Goal
Set down all of the data that follows word for word, without the images.

--- START OF Exercise materials ---

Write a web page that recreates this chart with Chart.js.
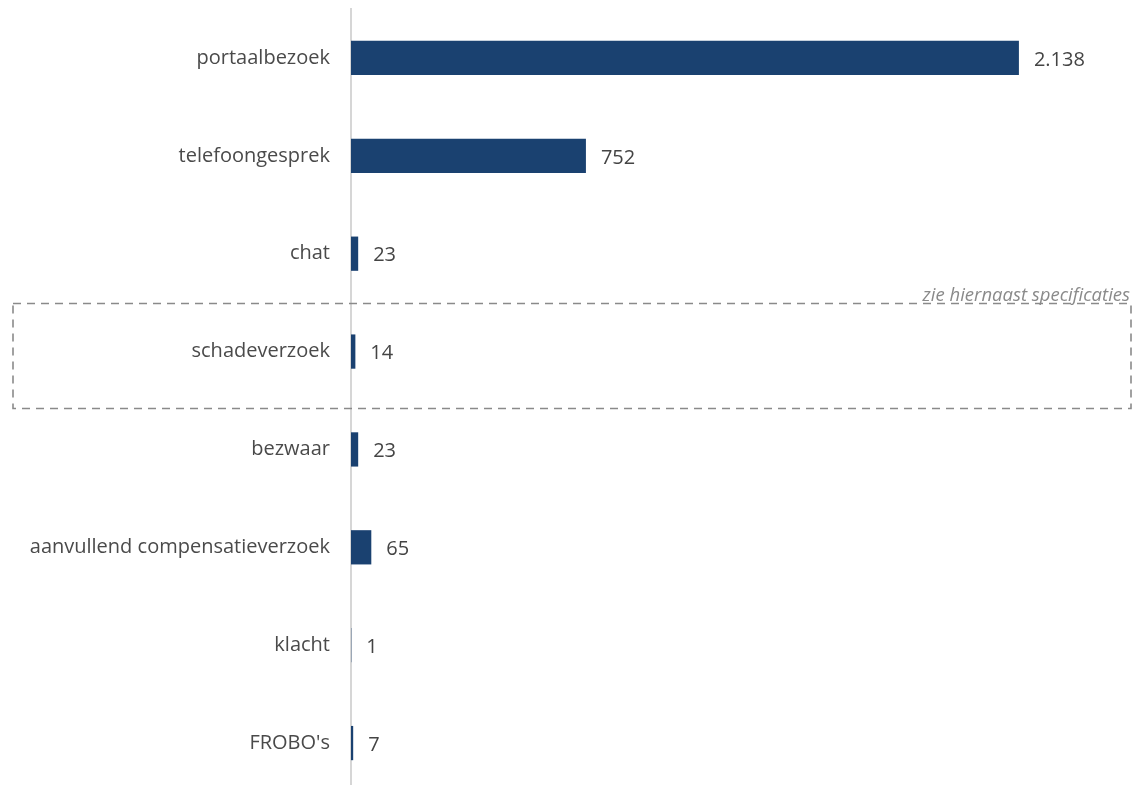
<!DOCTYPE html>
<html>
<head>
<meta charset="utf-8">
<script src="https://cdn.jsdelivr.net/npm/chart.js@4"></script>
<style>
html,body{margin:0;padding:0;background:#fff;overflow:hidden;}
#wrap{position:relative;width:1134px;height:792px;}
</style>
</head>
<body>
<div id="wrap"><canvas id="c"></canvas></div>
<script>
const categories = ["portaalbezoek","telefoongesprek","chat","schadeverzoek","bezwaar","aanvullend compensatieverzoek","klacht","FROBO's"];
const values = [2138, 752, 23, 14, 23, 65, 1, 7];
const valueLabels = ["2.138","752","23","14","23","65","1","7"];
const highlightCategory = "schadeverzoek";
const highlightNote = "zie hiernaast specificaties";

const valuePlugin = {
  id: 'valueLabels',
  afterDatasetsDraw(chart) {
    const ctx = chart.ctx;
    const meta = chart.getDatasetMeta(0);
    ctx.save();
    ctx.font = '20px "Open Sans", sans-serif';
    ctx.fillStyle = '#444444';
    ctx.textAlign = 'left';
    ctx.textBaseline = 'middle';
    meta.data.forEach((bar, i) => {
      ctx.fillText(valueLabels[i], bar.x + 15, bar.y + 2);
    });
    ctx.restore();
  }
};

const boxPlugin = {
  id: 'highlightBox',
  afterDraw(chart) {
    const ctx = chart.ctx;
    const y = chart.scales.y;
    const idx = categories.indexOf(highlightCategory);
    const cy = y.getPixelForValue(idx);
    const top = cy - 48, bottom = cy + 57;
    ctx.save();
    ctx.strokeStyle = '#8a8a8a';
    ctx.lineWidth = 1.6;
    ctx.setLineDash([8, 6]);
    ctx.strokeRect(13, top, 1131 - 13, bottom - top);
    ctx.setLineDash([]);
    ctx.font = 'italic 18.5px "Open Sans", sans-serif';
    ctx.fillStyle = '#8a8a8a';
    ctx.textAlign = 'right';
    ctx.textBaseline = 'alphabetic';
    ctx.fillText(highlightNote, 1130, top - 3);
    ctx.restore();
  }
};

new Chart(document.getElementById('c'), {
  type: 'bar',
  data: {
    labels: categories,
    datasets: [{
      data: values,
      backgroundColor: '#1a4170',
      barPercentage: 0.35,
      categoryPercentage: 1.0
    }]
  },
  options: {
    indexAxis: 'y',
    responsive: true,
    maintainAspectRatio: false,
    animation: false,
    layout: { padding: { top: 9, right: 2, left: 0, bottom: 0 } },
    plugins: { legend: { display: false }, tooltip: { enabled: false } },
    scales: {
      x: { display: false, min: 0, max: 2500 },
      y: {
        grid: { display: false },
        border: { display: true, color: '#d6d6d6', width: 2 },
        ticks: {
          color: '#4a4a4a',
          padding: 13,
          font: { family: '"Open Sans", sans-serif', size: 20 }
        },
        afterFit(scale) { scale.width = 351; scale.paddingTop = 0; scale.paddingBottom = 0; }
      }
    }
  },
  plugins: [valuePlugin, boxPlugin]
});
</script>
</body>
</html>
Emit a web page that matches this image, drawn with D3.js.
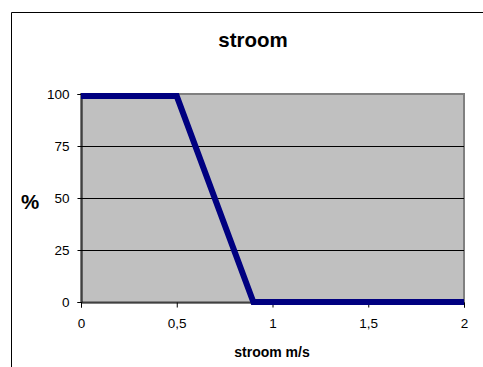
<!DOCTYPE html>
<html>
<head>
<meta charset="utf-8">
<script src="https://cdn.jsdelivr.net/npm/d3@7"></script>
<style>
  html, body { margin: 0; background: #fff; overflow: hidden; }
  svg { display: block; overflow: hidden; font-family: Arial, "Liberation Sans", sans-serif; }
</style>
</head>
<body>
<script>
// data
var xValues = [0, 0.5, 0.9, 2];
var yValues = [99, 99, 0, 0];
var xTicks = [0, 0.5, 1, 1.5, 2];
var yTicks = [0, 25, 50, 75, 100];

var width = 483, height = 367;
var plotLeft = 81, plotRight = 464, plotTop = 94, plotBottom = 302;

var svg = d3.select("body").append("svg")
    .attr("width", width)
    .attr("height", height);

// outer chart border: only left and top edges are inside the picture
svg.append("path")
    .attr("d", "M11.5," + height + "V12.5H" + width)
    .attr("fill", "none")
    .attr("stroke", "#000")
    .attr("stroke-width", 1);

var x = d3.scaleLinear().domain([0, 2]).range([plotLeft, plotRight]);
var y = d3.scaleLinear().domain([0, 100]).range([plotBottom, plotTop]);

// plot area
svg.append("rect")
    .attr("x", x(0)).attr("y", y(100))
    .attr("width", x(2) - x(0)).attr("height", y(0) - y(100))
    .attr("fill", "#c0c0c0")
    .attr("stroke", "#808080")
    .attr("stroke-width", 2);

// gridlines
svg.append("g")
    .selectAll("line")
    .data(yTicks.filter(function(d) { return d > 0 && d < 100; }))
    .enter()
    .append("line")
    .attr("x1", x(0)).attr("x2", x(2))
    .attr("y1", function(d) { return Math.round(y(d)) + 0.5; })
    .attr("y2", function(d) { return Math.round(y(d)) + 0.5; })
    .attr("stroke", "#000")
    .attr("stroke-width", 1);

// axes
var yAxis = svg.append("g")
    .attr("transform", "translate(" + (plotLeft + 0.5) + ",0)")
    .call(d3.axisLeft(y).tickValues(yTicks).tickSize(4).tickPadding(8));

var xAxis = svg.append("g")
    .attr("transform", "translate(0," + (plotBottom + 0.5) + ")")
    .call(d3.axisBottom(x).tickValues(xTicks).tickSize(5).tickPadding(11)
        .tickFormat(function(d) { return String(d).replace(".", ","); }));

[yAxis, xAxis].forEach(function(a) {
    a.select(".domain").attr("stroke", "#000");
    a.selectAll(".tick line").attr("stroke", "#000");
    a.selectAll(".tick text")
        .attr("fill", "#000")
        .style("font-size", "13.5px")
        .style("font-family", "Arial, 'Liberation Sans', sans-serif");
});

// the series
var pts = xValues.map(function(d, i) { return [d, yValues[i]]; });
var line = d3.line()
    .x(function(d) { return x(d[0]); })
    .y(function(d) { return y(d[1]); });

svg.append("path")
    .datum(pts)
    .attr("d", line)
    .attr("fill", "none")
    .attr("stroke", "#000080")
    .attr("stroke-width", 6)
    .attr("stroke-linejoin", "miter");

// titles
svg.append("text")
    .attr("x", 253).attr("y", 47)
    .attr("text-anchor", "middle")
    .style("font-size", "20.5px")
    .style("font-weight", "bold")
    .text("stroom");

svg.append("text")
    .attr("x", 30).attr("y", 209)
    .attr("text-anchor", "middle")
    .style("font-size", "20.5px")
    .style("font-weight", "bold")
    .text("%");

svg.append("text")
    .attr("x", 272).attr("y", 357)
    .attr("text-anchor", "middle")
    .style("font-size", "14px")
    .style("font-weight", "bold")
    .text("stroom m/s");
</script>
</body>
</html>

--- END OF Exercise materials ---

Completed task
Write a web page that recreates this chart with Chart.js.
<!DOCTYPE html>
<html>
<head>
<meta charset="utf-8">
<script src="https://cdn.jsdelivr.net/npm/chart.js@4"></script>
<style>
html,body{margin:0;padding:0;background:#fff;overflow:hidden;}
#wrap{position:relative;width:1134px;height:792px;}
</style>
</head>
<body>
<div id="wrap"><canvas id="c"></canvas></div>
<script>
const categories = ["portaalbezoek","telefoongesprek","chat","schadeverzoek","bezwaar","aanvullend compensatieverzoek","klacht","FROBO's"];
const values = [2138, 752, 23, 14, 23, 65, 1, 7];
const valueLabels = ["2.138","752","23","14","23","65","1","7"];
const highlightCategory = "schadeverzoek";
const highlightNote = "zie hiernaast specificaties";

const valuePlugin = {
  id: 'valueLabels',
  afterDatasetsDraw(chart) {
    const ctx = chart.ctx;
    const meta = chart.getDatasetMeta(0);
    ctx.save();
    ctx.font = '20px "Open Sans", sans-serif';
    ctx.fillStyle = '#444444';
    ctx.textAlign = 'left';
    ctx.textBaseline = 'middle';
    meta.data.forEach((bar, i) => {
      ctx.fillText(valueLabels[i], bar.x + 15, bar.y + 2);
    });
    ctx.restore();
  }
};

const boxPlugin = {
  id: 'highlightBox',
  afterDraw(chart) {
    const ctx = chart.ctx;
    const y = chart.scales.y;
    const idx = categories.indexOf(highlightCategory);
    const cy = y.getPixelForValue(idx);
    const top = cy - 48, bottom = cy + 57;
    ctx.save();
    ctx.strokeStyle = '#8a8a8a';
    ctx.lineWidth = 1.6;
    ctx.setLineDash([8, 6]);
    ctx.strokeRect(13, top, 1131 - 13, bottom - top);
    ctx.setLineDash([]);
    ctx.font = 'italic 18.5px "Open Sans", sans-serif';
    ctx.fillStyle = '#8a8a8a';
    ctx.textAlign = 'right';
    ctx.textBaseline = 'alphabetic';
    ctx.fillText(highlightNote, 1130, top - 3);
    ctx.restore();
  }
};

new Chart(document.getElementById('c'), {
  type: 'bar',
  data: {
    labels: categories,
    datasets: [{
      data: values,
      backgroundColor: '#1a4170',
      barPercentage: 0.35,
      categoryPercentage: 1.0
    }]
  },
  options: {
    indexAxis: 'y',
    responsive: true,
    maintainAspectRatio: false,
    animation: false,
    layout: { padding: { top: 9, right: 2, left: 0, bottom: 0 } },
    plugins: { legend: { display: false }, tooltip: { enabled: false } },
    scales: {
      x: { display: false, min: 0, max: 2500 },
      y: {
        grid: { display: false },
        border: { display: true, color: '#d6d6d6', width: 2 },
        ticks: {
          color: '#4a4a4a',
          padding: 13,
          font: { family: '"Open Sans", sans-serif', size: 20 }
        },
        afterFit(scale) { scale.width = 351; scale.paddingTop = 0; scale.paddingBottom = 0; }
      }
    }
  },
  plugins: [valuePlugin, boxPlugin]
});
</script>
</body>
</html>
Emit a web page that matches this image, drawn with D3.js.
<!DOCTYPE html>
<html>
<head>
<meta charset="utf-8">
<script src="https://cdn.jsdelivr.net/npm/d3@7"></script>
<style>
  html, body { margin: 0; background: #fff; overflow: hidden; }
  svg { display: block; overflow: hidden; font-family: Arial, "Liberation Sans", sans-serif; }
</style>
</head>
<body>
<script>
// data
var xValues = [0, 0.5, 0.9, 2];
var yValues = [99, 99, 0, 0];
var xTicks = [0, 0.5, 1, 1.5, 2];
var yTicks = [0, 25, 50, 75, 100];

var width = 483, height = 367;
var plotLeft = 81, plotRight = 464, plotTop = 94, plotBottom = 302;

var svg = d3.select("body").append("svg")
    .attr("width", width)
    .attr("height", height);

// outer chart border: only left and top edges are inside the picture
svg.append("path")
    .attr("d", "M11.5," + height + "V12.5H" + width)
    .attr("fill", "none")
    .attr("stroke", "#000")
    .attr("stroke-width", 1);

var x = d3.scaleLinear().domain([0, 2]).range([plotLeft, plotRight]);
var y = d3.scaleLinear().domain([0, 100]).range([plotBottom, plotTop]);

// plot area
svg.append("rect")
    .attr("x", x(0)).attr("y", y(100))
    .attr("width", x(2) - x(0)).attr("height", y(0) - y(100))
    .attr("fill", "#c0c0c0")
    .attr("stroke", "#808080")
    .attr("stroke-width", 2);

// gridlines
svg.append("g")
    .selectAll("line")
    .data(yTicks.filter(function(d) { return d > 0 && d < 100; }))
    .enter()
    .append("line")
    .attr("x1", x(0)).attr("x2", x(2))
    .attr("y1", function(d) { return Math.round(y(d)) + 0.5; })
    .attr("y2", function(d) { return Math.round(y(d)) + 0.5; })
    .attr("stroke", "#000")
    .attr("stroke-width", 1);

// axes
var yAxis = svg.append("g")
    .attr("transform", "translate(" + (plotLeft + 0.5) + ",0)")
    .call(d3.axisLeft(y).tickValues(yTicks).tickSize(4).tickPadding(8));

var xAxis = svg.append("g")
    .attr("transform", "translate(0," + (plotBottom + 0.5) + ")")
    .call(d3.axisBottom(x).tickValues(xTicks).tickSize(5).tickPadding(11)
        .tickFormat(function(d) { return String(d).replace(".", ","); }));

[yAxis, xAxis].forEach(function(a) {
    a.select(".domain").attr("stroke", "#000");
    a.selectAll(".tick line").attr("stroke", "#000");
    a.selectAll(".tick text")
        .attr("fill", "#000")
        .style("font-size", "13.5px")
        .style("font-family", "Arial, 'Liberation Sans', sans-serif");
});

// the series
var pts = xValues.map(function(d, i) { return [d, yValues[i]]; });
var line = d3.line()
    .x(function(d) { return x(d[0]); })
    .y(function(d) { return y(d[1]); });

svg.append("path")
    .datum(pts)
    .attr("d", line)
    .attr("fill", "none")
    .attr("stroke", "#000080")
    .attr("stroke-width", 6)
    .attr("stroke-linejoin", "miter");

// titles
svg.append("text")
    .attr("x", 253).attr("y", 47)
    .attr("text-anchor", "middle")
    .style("font-size", "20.5px")
    .style("font-weight", "bold")
    .text("stroom");

svg.append("text")
    .attr("x", 30).attr("y", 209)
    .attr("text-anchor", "middle")
    .style("font-size", "20.5px")
    .style("font-weight", "bold")
    .text("%");

svg.append("text")
    .attr("x", 272).attr("y", 357)
    .attr("text-anchor", "middle")
    .style("font-size", "14px")
    .style("font-weight", "bold")
    .text("stroom m/s");
</script>
</body>
</html>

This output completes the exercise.